The Significant Creativity Confidence Gap in Singaporean Students

By Ravi Philemon

Image Credit: Red Dot United

The latest PISA study shows that our 15-year-olds have a statistically significant difference with the OECD average when it comes to confidence in being creative.

The skills learned in maths, reading, and science are closely connected, so it’s no surprise that Singapore students topped the charts in PISA’s latest creativity rankings. Congratulations to our students and teachers! Our schools excel at helping students practise and apply maths and science knowledge, and understand what they read. This combination helps them develop strong creative thinking skills, as these abilities support and enhance each other.

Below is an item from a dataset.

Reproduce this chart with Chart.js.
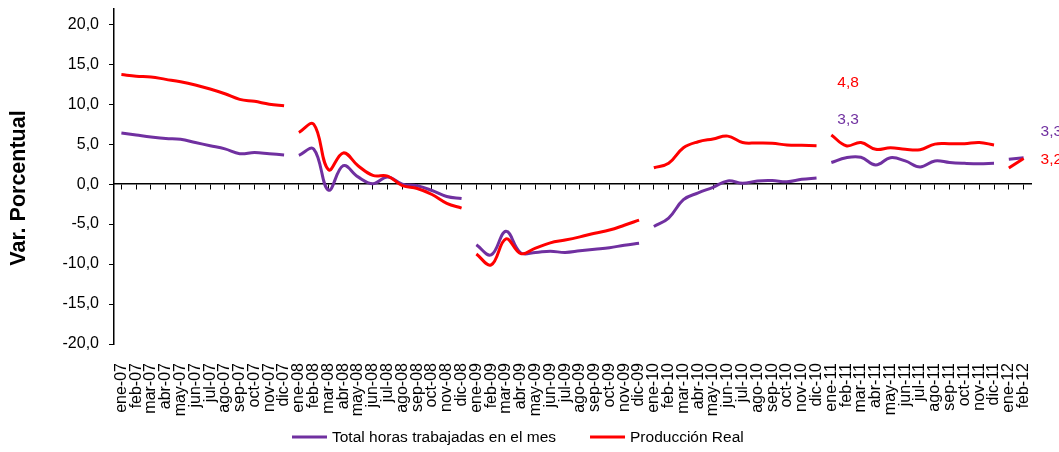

In response to the PISA results, our Ministry of Education, Singapore (MOE) said the PISA results over the past 20 years debunk the notion that Singapore students are merely rote learners who cannot apply their knowledge. The MOE reasoned that a rote learner would not be able to perform in the PISA main instruments so strongly cycle after cycle. It emphasised that Singapore students excel in applying their knowledge, disproving the stereotype of rote learning.

However, it is a fact that rote learning supports creative thinking by providing foundational knowledge and strengthening memory pathways, making it easier to access and use information creatively later on. Research shows that this method helps students build a repository of facts that can be creatively applied and connected in complex problem-solving and innovative tasks. Therefore, this result does not necessarily debunk the notion that Singapore students are rote learners. In fact, it may accentuate them.

What I find most disturbing from the study is that despite performing well in the test, 15-year-olds in Singapore did not think of themselves as creative. Just 64 percent of them said they were confident or very confident of being creative, compared with the OECD average of 73 percent. That is a statistically significant difference between the proportion in Singapore and the OECD average.

Our very young people seem to have a self-perception issue. This could prevent Singapore from producing our own global icons like Taylor Swift, Marques Brownlee, or Devin Halbal. If students lack confidence in their creative abilities, they may be less likely to pursue and excel in creative fields, stifling innovation and cultural development. It's crucial to boost their confidence to nurture future innovators and leaders.

Towards this, we may have to incorporate confidence-building into the school curriculum as it is crucial for enhancing students' academic performance, mental health, and social skills. Research shows that Social and Emotional Learning programmes not only significantly improve grades, but they also reduce symptoms of depression and anxiety, and help students develop resilience and leadership abilities. Schools can foster confidence by focusing on students' strengths, providing positive feedback, and offering leadership opportunities. A more holistic approach not only boosts academic success but also prepares students for future challenges.